YOUR GOAL — Give every line of the data again, unchanged, but with no pictures.

━━━━━━━━━━━━━━━━━━━━

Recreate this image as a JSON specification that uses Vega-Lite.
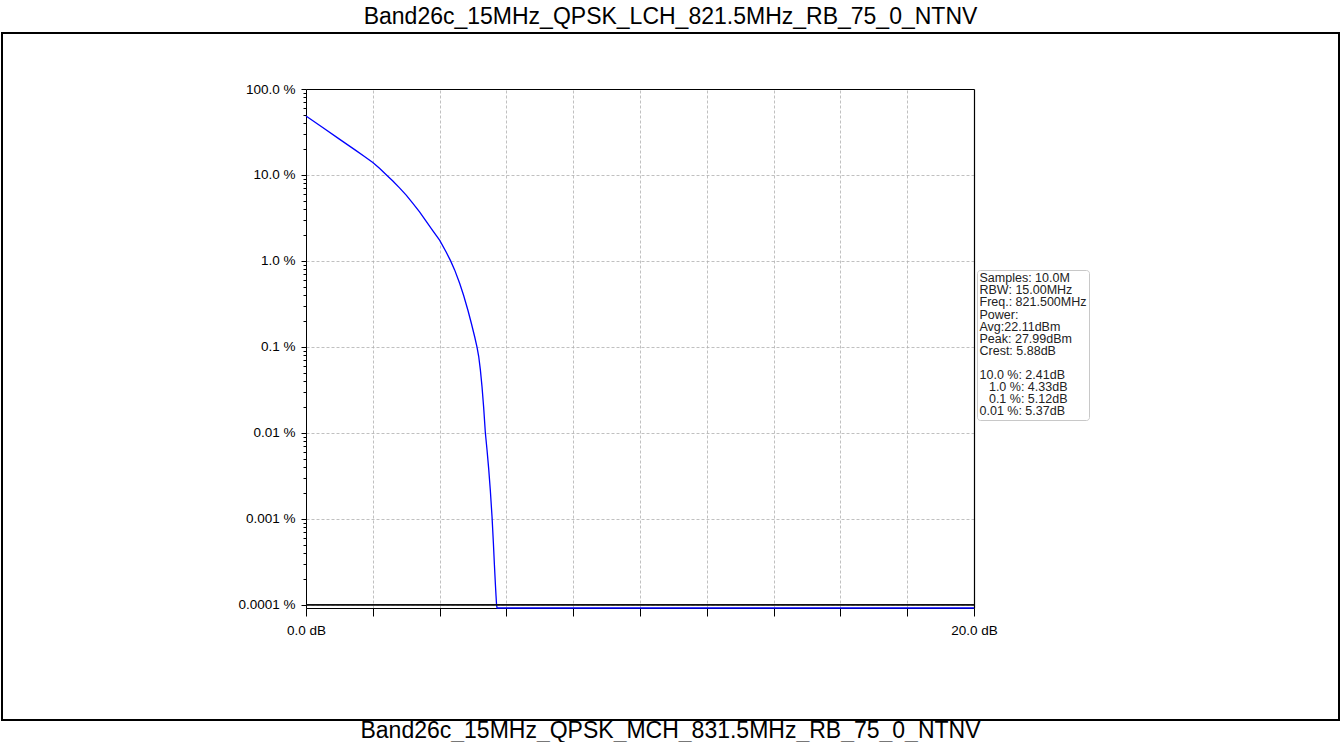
{
  "$schema": "https://vega.github.io/schema/vega-lite/v6.json",
  "background": "white",
  "padding": {"left": 1, "top": 1, "right": 1, "bottom": 0},
  "bounds": "flush",
  "spacing": 0,
  "config": {
    "font": "Liberation Sans",
    "view": {"stroke": "black", "strokeWidth": 2}
  },
  "datasets": {
    "header": [{"t": "Band26c_15MHz_QPSK_LCH_821.5MHz_RB_75_0_NTNV"}],
    "footer": [{"t": "Band26c_15MHz_QPSK_MCH_831.5MHz_RB_75_0_NTNV"}],
    "refline": [{"pct": 0.0001, "from": 0, "to": 20}],
    "ccdf": [
      {"dB": 0, "pct": 48.5},
      {"dB": 0.5, "pct": 35.6},
      {"dB": 1.0, "pct": 26.1},
      {"dB": 1.5, "pct": 19.2},
      {"dB": 1.75, "pct": 16.4},
      {"dB": 2.0, "pct": 14.0},
      {"dB": 2.2, "pct": 11.97},
      {"dB": 2.41, "pct": 10.0},
      {"dB": 2.6, "pct": 8.51},
      {"dB": 2.8, "pct": 7.08},
      {"dB": 3.0, "pct": 5.82},
      {"dB": 3.2, "pct": 4.68},
      {"dB": 3.4, "pct": 3.72},
      {"dB": 3.6, "pct": 2.88},
      {"dB": 3.8, "pct": 2.24},
      {"dB": 4.0, "pct": 1.74},
      {"dB": 4.2, "pct": 1.26},
      {"dB": 4.33, "pct": 1.0},
      {"dB": 4.45, "pct": 0.786},
      {"dB": 4.6, "pct": 0.55},
      {"dB": 4.72, "pct": 0.396},
      {"dB": 4.85, "pct": 0.265},
      {"dB": 4.95, "pct": 0.188},
      {"dB": 5.05, "pct": 0.131},
      {"dB": 5.12, "pct": 0.0993},
      {"dB": 5.17, "pct": 0.0777},
      {"dB": 5.22, "pct": 0.0544},
      {"dB": 5.27, "pct": 0.0343},
      {"dB": 5.32, "pct": 0.0195},
      {"dB": 5.37, "pct": 0.01},
      {"dB": 5.42, "pct": 0.0063},
      {"dB": 5.47, "pct": 0.0038},
      {"dB": 5.52, "pct": 0.0021},
      {"dB": 5.57, "pct": 0.00105},
      {"dB": 5.61, "pct": 0.000525},
      {"dB": 5.64, "pct": 0.000295},
      {"dB": 5.67, "pct": 0.000174},
      {"dB": 5.69, "pct": 0.000126},
      {"dB": 5.705, "pct": 0.0001},
      {"dB": 5.72, "pct": 0.0000915},
      {"dB": 20, "pct": 0.0000915}
    ]
  },
  "vconcat": [
    {
      "width": 1337,
      "height": 32,
      "data": {"name": "header"},
      "mark": {"type": "text", "fontSize": 23, "font": "Liberation Sans", "color": "black"},
      "encoding": {"text": {"field": "t", "type": "nominal"}}
    },
    {
      "width": 1337,
      "height": 687,
      "resolve": {"axis": {"x": "independent", "y": "independent"}},
      "layer": [
        {
          "data": {"name": "ccdf"},
          "mark": {"type": "line", "strokeWidth": 1.3},
          "encoding": {
            "x": {
              "field": "dB", "type": "quantitative",
              "scale": {"domain": [0, 20], "range": [304, 972], "nice": false, "zero": false},
              "axis": {
                "orient": "bottom", "offset": -112, "title": null,
                "values": [0, 2, 4, 6, 8, 10, 12, 14, 16, 18, 20],
                "labelExpr": "datum.value == 0 || datum.value == 20 ? format(datum.value, '.1f') + ' dB' : ''",
                "labelOverlap": false, "labelFlush": false,
                "labelFontSize": 13.5, "labelColor": "black", "labelPadding": 7,
                "tickSize": 8, "tickColor": "black", "domainColor": "black",
                "grid": false
              }
            },
            "y": {
              "field": "pct", "type": "quantitative",
              "scale": {"type": "log", "domain": [0.0000915, 100], "range": [575, 56], "nice": false},
              "axis": {
                "orient": "left", "offset": -304, "title": null,
                "values": [0.0001, 0.001, 0.01, 0.1, 1, 10, 100],
                "labelExpr": "datum.value >= 1 ? format(datum.value, '.1f') + ' %' : datum.value + ' %'",
                "labelOverlap": false, "labelFlush": false,
                "labelFontSize": 13.5, "labelColor": "black", "labelPadding": 6,
                "tickSize": 5, "tickColor": "black", "domainColor": "black",
                "grid": true, "gridColor": "#b0b0b0", "gridDash": [3, 2], "gridWidth": 0.8
              }
            },
            "color": {
              "datum": "info",
              "type": "nominal",
              "scale": {"domain": ["info"], "range": ["#0000ff"]},
              "legend": {
                "orient": "none", "legendX": 975, "legendY": 269, "title": null,
                "fillColor": "white", "strokeColor": "#c8c8c8", "cornerRadius": 3, "padding": 2,
                "symbolSize": 0, "symbolOpacity": 0, "symbolStrokeWidth": 0,
                "labelFontSize": 12.5, "labelFont": "Liberation Sans", "labelColor": "#222",
                "labelOffset": -12, "labelLimit": 300,
                "labelExpr": "['Samples: 10.0M', 'RBW: 15.00MHz', 'Freq.: 821.500MHz', 'Power:', 'Avg:22.11dBm', 'Peak: 27.99dBm', 'Crest: 5.88dB', '\u2800', '10.0 %: 2.41dB', '\u200b\u00a0\u00a0\u20091.0 %: 4.33dB', '\u200b\u00a0\u00a0\u20090.1 %: 5.12dB', '0.01 %: 5.37dB']",
                "encode": {"labels": {"update": {"lineHeight": {"value": 12.1}}}}
              }
            }
          }
        },
        {
          "data": {"name": "refline"},
          "mark": {"type": "rule", "color": "#111111", "strokeWidth": 1.6},
          "encoding": {
            "x": {
              "field": "from", "type": "quantitative",
              "axis": {
                "orient": "top", "offset": -56, "title": null, "ticks": false, "labels": false,
                "values": [0, 2, 4, 6, 8, 10, 12, 14, 16, 18, 20],
                "grid": true, "gridColor": "#b0b0b0", "gridDash": [3, 2], "gridWidth": 0.8,
                "domainColor": "black", "domainWidth": 1.2
              }
            },
            "x2": {"field": "to"},
            "y": {
              "field": "pct", "type": "quantitative",
              "axis": {"orient": "right", "offset": -365, "title": null, "ticks": false, "labels": false, "grid": false, "domainColor": "black", "domainWidth": 1.2}
            }
          }
        },
        {
          "data": {"name": "refline"},
          "mark": {"type": "rule", "color": "#111111", "strokeWidth": 1.6},
          "encoding": {
            "x": {"field": "from", "type": "quantitative", "axis": null},
            "x2": {"field": "to"},
            "y": {
              "field": "pct", "type": "quantitative",
              "axis": {
                "orient": "left", "offset": -304, "title": null, "labels": false, "grid": false, "domain": false,
                "values": [0.0002, 0.0003, 0.0004, 0.0005, 0.0006, 0.0007, 0.0008, 0.0009, 0.002, 0.003, 0.004, 0.005, 0.006, 0.007, 0.008, 0.009, 0.02, 0.03, 0.04, 0.05, 0.06, 0.07, 0.08, 0.09, 0.2, 0.3, 0.4, 0.5, 0.6, 0.7, 0.8, 0.9, 2, 3, 4, 5, 6, 7, 8, 9, 20, 30, 40, 50, 60, 70, 80, 90],
                "tickSize": 3, "tickColor": "black"
              }
            }
          }
        }
      ]
    },
    {
      "width": 1337,
      "height": 22,
      "view": {"stroke": null},
      "data": {"name": "footer"},
      "mark": {"type": "text", "fontSize": 23, "font": "Liberation Sans", "color": "black"},
      "encoding": {"text": {"field": "t", "type": "nominal"}}
    }
  ]
}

━━━━━━━━━━━━━━━━━━━━

RESULT OF THE TASK —
Recreate this image as a JSON specification that uses Vega-Lite.
{
  "$schema": "https://vega.github.io/schema/vega-lite/v6.json",
  "background": "white",
  "padding": {"left": 1, "top": 1, "right": 1, "bottom": 0},
  "bounds": "flush",
  "spacing": 0,
  "config": {
    "font": "Liberation Sans",
    "view": {"stroke": "black", "strokeWidth": 2}
  },
  "datasets": {
    "header": [{"t": "Band26c_15MHz_QPSK_LCH_821.5MHz_RB_75_0_NTNV"}],
    "footer": [{"t": "Band26c_15MHz_QPSK_MCH_831.5MHz_RB_75_0_NTNV"}],
    "refline": [{"pct": 0.0001, "from": 0, "to": 20}],
    "ccdf": [
      {"dB": 0, "pct": 48.5},
      {"dB": 0.5, "pct": 35.6},
      {"dB": 1.0, "pct": 26.1},
      {"dB": 1.5, "pct": 19.2},
      {"dB": 1.75, "pct": 16.4},
      {"dB": 2.0, "pct": 14.0},
      {"dB": 2.2, "pct": 11.97},
      {"dB": 2.41, "pct": 10.0},
      {"dB": 2.6, "pct": 8.51},
      {"dB": 2.8, "pct": 7.08},
      {"dB": 3.0, "pct": 5.82},
      {"dB": 3.2, "pct": 4.68},
      {"dB": 3.4, "pct": 3.72},
      {"dB": 3.6, "pct": 2.88},
      {"dB": 3.8, "pct": 2.24},
      {"dB": 4.0, "pct": 1.74},
      {"dB": 4.2, "pct": 1.26},
      {"dB": 4.33, "pct": 1.0},
      {"dB": 4.45, "pct": 0.786},
      {"dB": 4.6, "pct": 0.55},
      {"dB": 4.72, "pct": 0.396},
      {"dB": 4.85, "pct": 0.265},
      {"dB": 4.95, "pct": 0.188},
      {"dB": 5.05, "pct": 0.131},
      {"dB": 5.12, "pct": 0.0993},
      {"dB": 5.17, "pct": 0.0777},
      {"dB": 5.22, "pct": 0.0544},
      {"dB": 5.27, "pct": 0.0343},
      {"dB": 5.32, "pct": 0.0195},
      {"dB": 5.37, "pct": 0.01},
      {"dB": 5.42, "pct": 0.0063},
      {"dB": 5.47, "pct": 0.0038},
      {"dB": 5.52, "pct": 0.0021},
      {"dB": 5.57, "pct": 0.00105},
      {"dB": 5.61, "pct": 0.000525},
      {"dB": 5.64, "pct": 0.000295},
      {"dB": 5.67, "pct": 0.000174},
      {"dB": 5.69, "pct": 0.000126},
      {"dB": 5.705, "pct": 0.0001},
      {"dB": 5.72, "pct": 0.0000915},
      {"dB": 20, "pct": 0.0000915}
    ]
  },
  "vconcat": [
    {
      "width": 1337,
      "height": 32,
      "data": {"name": "header"},
      "mark": {"type": "text", "fontSize": 23, "font": "Liberation Sans", "color": "black"},
      "encoding": {"text": {"field": "t", "type": "nominal"}}
    },
    {
      "width": 1337,
      "height": 687,
      "resolve": {"axis": {"x": "independent", "y": "independent"}},
      "layer": [
        {
          "data": {"name": "ccdf"},
          "mark": {"type": "line", "strokeWidth": 1.3},
          "encoding": {
            "x": {
              "field": "dB", "type": "quantitative",
              "scale": {"domain": [0, 20], "range": [304, 972], "nice": false, "zero": false},
              "axis": {
                "orient": "bottom", "offset": -112, "title": null,
                "values": [0, 2, 4, 6, 8, 10, 12, 14, 16, 18, 20],
                "labelExpr": "datum.value == 0 || datum.value == 20 ? format(datum.value, '.1f') + ' dB' : ''",
                "labelOverlap": false, "labelFlush": false,
                "labelFontSize": 13.5, "labelColor": "black", "labelPadding": 7,
                "tickSize": 8, "tickColor": "black", "domainColor": "black",
                "grid": false
              }
            },
            "y": {
              "field": "pct", "type": "quantitative",
              "scale": {"type": "log", "domain": [0.0000915, 100], "range": [575, 56], "nice": false},
              "axis": {
                "orient": "left", "offset": -304, "title": null,
                "values": [0.0001, 0.001, 0.01, 0.1, 1, 10, 100],
                "labelExpr": "datum.value >= 1 ? format(datum.value, '.1f') + ' %' : datum.value + ' %'",
                "labelOverlap": false, "labelFlush": false,
                "labelFontSize": 13.5, "labelColor": "black", "labelPadding": 6,
                "tickSize": 5, "tickColor": "black", "domainColor": "black",
                "grid": true, "gridColor": "#b0b0b0", "gridDash": [3, 2], "gridWidth": 0.8
              }
            },
            "color": {
              "datum": "info",
              "type": "nominal",
              "scale": {"domain": ["info"], "range": ["#0000ff"]},
              "legend": {
                "orient": "none", "legendX": 975, "legendY": 269, "title": null,
                "fillColor": "white", "strokeColor": "#c8c8c8", "cornerRadius": 3, "padding": 2,
                "symbolSize": 0, "symbolOpacity": 0, "symbolStrokeWidth": 0,
                "labelFontSize": 12.5, "labelFont": "Liberation Sans", "labelColor": "#222",
                "labelOffset": -12, "labelLimit": 300,
                "labelExpr": "['Samples: 10.0M', 'RBW: 15.00MHz', 'Freq.: 821.500MHz', 'Power:', 'Avg:22.11dBm', 'Peak: 27.99dBm', 'Crest: 5.88dB', '\u2800', '10.0 %: 2.41dB', '\u200b\u00a0\u00a0\u20091.0 %: 4.33dB', '\u200b\u00a0\u00a0\u20090.1 %: 5.12dB', '0.01 %: 5.37dB']",
                "encode": {"labels": {"update": {"lineHeight": {"value": 12.1}}}}
              }
            }
          }
        },
        {
          "data": {"name": "refline"},
          "mark": {"type": "rule", "color": "#111111", "strokeWidth": 1.6},
          "encoding": {
            "x": {
              "field": "from", "type": "quantitative",
              "axis": {
                "orient": "top", "offset": -56, "title": null, "ticks": false, "labels": false,
                "values": [0, 2, 4, 6, 8, 10, 12, 14, 16, 18, 20],
                "grid": true, "gridColor": "#b0b0b0", "gridDash": [3, 2], "gridWidth": 0.8,
                "domainColor": "black", "domainWidth": 1.2
              }
            },
            "x2": {"field": "to"},
            "y": {
              "field": "pct", "type": "quantitative",
              "axis": {"orient": "right", "offset": -365, "title": null, "ticks": false, "labels": false, "grid": false, "domainColor": "black", "domainWidth": 1.2}
            }
          }
        },
        {
          "data": {"name": "refline"},
          "mark": {"type": "rule", "color": "#111111", "strokeWidth": 1.6},
          "encoding": {
            "x": {"field": "from", "type": "quantitative", "axis": null},
            "x2": {"field": "to"},
            "y": {
              "field": "pct", "type": "quantitative",
              "axis": {
                "orient": "left", "offset": -304, "title": null, "labels": false, "grid": false, "domain": false,
                "values": [0.0002, 0.0003, 0.0004, 0.0005, 0.0006, 0.0007, 0.0008, 0.0009, 0.002, 0.003, 0.004, 0.005, 0.006, 0.007, 0.008, 0.009, 0.02, 0.03, 0.04, 0.05, 0.06, 0.07, 0.08, 0.09, 0.2, 0.3, 0.4, 0.5, 0.6, 0.7, 0.8, 0.9, 2, 3, 4, 5, 6, 7, 8, 9, 20, 30, 40, 50, 60, 70, 80, 90],
                "tickSize": 3, "tickColor": "black"
              }
            }
          }
        }
      ]
    },
    {
      "width": 1337,
      "height": 22,
      "view": {"stroke": null},
      "data": {"name": "footer"},
      "mark": {"type": "text", "fontSize": 23, "font": "Liberation Sans", "color": "black"},
      "encoding": {"text": {"field": "t", "type": "nominal"}}
    }
  ]
}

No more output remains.